Suppose I have a discrete matrix-valued random variable $X$, that is, I have defined a set of fixed matrices $\{Y_i\}_{i=1}^n$, and the random variable $X = Y_i$ with probability $\frac{1}{n}$. Is there any coherent theory for investigating the expectation and variance of this r.v. $X$?
It seems that a reasonable(?) definition of $\mathbb{E}[X]$ is
\begin{align*}
\mathbb{E}[X] = \frac{1}{n} \sum_{i}^n Y_i
\end{align*}
which produces a matrix as the expectation. But I have no idea how the variance should be interpreted. Should the usual definition be used?
\begin{align*}
Var(X) = \mathbb{E}[(X-\mathbb{E}[X])^2] = \frac{1}{n}\sum_{i=1}^n (X – \mathbb{E}[X])^2
\end{align*}
What does the squared even mean in this case?
Searching produces a lot of literature of the statistics of random matrices whose individual entries are random variables, not I was not able to find anything on the situation outlined above. Any pointers will be greatly appreciated!
Best Answer
I'm giving you a quick answer because I'm lazy, but hope this helps you!
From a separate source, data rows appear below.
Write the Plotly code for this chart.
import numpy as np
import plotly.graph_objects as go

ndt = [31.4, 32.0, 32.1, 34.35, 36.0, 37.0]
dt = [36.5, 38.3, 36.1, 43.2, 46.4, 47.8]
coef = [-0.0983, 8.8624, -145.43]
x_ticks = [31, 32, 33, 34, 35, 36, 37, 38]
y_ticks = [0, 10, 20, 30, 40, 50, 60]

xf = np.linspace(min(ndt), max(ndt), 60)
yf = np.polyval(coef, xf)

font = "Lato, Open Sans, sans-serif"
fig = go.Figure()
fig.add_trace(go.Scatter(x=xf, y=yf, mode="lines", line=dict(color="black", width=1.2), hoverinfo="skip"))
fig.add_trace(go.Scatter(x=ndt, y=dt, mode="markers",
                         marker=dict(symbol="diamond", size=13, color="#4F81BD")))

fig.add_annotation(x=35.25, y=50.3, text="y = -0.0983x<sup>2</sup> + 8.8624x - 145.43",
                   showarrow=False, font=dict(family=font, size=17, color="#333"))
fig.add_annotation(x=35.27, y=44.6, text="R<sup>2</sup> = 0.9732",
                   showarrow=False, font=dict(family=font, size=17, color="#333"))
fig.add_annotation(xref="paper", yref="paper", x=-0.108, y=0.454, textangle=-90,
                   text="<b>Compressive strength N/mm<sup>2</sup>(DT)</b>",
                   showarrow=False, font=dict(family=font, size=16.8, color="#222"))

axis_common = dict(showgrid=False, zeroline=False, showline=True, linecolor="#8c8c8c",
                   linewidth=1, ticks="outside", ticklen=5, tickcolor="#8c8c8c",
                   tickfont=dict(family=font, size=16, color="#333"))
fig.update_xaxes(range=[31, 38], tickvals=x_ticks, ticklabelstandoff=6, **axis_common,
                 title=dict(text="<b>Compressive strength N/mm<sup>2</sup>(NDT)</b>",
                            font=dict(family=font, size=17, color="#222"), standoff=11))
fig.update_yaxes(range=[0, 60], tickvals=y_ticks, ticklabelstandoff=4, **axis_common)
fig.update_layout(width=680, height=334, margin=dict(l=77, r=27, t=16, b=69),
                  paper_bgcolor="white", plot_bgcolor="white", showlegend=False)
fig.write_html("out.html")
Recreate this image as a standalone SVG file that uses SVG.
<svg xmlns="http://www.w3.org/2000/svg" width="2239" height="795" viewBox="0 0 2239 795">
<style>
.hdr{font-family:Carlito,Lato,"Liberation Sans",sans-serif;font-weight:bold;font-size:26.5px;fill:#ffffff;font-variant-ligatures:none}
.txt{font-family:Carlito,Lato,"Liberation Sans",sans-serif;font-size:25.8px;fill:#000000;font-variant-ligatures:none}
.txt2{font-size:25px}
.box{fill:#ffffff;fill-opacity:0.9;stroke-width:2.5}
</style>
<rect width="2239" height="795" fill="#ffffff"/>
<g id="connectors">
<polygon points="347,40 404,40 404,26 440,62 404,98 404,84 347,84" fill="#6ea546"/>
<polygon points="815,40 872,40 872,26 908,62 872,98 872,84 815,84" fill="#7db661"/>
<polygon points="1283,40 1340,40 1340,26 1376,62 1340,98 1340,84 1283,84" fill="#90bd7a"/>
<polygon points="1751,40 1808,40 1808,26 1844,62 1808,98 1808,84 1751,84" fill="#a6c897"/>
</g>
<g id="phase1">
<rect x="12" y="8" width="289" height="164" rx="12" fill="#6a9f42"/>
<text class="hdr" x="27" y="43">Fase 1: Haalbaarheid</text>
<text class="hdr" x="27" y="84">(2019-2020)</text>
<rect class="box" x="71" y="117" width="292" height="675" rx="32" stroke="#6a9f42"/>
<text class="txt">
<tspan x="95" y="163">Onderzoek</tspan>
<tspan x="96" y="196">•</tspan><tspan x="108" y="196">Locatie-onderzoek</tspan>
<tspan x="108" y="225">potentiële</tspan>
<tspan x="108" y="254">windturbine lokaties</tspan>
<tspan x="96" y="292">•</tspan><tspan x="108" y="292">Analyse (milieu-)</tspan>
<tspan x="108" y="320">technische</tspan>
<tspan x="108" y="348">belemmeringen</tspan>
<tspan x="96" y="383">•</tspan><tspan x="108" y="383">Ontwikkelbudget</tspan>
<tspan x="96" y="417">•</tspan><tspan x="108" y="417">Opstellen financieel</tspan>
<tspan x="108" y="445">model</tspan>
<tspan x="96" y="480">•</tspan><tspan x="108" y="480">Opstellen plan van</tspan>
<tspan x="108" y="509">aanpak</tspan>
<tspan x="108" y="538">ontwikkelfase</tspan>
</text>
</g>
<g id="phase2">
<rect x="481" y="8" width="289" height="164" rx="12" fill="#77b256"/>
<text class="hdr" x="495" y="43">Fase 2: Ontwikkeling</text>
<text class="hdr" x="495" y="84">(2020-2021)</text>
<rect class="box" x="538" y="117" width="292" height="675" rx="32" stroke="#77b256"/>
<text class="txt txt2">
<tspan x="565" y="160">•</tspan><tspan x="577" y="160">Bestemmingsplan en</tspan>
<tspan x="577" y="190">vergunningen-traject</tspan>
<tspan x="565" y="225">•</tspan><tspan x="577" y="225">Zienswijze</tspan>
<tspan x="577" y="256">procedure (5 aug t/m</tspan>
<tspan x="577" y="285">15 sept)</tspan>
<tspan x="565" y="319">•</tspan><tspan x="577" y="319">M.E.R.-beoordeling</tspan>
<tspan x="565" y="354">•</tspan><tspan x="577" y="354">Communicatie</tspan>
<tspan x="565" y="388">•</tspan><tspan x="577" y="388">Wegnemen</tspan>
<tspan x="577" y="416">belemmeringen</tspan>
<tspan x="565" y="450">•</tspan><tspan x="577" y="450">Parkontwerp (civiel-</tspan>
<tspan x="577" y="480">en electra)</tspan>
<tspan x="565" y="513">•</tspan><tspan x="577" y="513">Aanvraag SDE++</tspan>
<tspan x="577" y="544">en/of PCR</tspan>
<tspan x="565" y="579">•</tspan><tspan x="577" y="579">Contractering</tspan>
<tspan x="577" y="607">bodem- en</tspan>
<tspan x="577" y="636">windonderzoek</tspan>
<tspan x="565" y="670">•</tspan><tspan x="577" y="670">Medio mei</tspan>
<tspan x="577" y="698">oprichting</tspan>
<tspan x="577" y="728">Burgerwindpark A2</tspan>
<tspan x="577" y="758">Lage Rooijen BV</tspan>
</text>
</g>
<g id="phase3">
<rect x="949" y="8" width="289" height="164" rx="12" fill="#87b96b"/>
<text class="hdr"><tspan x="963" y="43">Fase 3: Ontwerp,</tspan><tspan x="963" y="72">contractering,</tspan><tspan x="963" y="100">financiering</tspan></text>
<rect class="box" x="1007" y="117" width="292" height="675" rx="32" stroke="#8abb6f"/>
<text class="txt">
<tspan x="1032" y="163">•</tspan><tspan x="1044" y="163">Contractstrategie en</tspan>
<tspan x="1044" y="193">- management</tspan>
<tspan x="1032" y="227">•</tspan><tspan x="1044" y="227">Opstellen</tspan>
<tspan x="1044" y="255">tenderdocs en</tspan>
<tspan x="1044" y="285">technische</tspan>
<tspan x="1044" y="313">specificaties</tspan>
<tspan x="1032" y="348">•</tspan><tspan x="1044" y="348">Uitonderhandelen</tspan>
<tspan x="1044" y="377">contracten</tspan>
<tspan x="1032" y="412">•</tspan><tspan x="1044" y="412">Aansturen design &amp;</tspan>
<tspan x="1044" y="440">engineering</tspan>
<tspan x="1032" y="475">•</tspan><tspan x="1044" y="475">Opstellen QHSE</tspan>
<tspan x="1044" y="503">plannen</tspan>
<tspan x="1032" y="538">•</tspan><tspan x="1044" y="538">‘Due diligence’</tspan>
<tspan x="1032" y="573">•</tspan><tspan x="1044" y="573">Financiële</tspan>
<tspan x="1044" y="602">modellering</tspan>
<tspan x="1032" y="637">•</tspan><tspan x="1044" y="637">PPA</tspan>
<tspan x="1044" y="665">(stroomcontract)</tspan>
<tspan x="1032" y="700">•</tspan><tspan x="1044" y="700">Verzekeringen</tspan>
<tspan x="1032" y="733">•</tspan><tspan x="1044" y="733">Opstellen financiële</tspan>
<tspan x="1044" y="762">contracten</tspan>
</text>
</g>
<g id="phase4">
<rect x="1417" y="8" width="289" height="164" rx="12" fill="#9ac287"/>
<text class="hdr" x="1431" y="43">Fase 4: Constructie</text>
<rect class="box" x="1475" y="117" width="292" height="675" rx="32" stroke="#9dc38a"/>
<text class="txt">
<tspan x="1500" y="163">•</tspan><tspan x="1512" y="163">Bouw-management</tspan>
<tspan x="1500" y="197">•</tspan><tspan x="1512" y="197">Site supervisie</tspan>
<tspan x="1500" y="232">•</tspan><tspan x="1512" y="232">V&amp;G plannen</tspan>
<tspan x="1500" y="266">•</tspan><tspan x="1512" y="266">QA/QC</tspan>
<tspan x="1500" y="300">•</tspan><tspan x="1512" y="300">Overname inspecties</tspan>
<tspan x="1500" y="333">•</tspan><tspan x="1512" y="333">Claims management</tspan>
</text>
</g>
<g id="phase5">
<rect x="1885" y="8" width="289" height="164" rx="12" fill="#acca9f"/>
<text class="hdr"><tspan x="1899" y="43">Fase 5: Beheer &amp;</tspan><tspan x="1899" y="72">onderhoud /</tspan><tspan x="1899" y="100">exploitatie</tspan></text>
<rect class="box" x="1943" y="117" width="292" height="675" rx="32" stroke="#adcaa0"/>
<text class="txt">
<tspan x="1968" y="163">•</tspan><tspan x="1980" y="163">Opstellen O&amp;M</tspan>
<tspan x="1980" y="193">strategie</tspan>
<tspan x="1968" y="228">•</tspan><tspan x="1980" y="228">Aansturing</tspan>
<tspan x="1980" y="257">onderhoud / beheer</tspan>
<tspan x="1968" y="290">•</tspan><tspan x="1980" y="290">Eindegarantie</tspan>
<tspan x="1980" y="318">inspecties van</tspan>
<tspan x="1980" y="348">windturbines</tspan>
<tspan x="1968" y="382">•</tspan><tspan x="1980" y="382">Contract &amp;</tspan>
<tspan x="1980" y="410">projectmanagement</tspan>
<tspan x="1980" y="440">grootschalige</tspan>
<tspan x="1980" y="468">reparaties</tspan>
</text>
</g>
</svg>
Treat the $m \times n$ matrix as a big vector of dimensions $mn$. So, treat, $X$ as a random vector $X: \Omega \to \mathbb{R}^{mn}$. Now, look the this wiki page: https://en.wikipedia.org/wiki/Multivariate_random_variable
In short, $E(X)$ will be a matrix of same dimensions so that $E(X)_{ij}:=E(X_{ij}) \in \mathbb{R}$. Now, following the wiki page, the covaraince of your random variable will be a $mn \times mn$ dimensional matrix.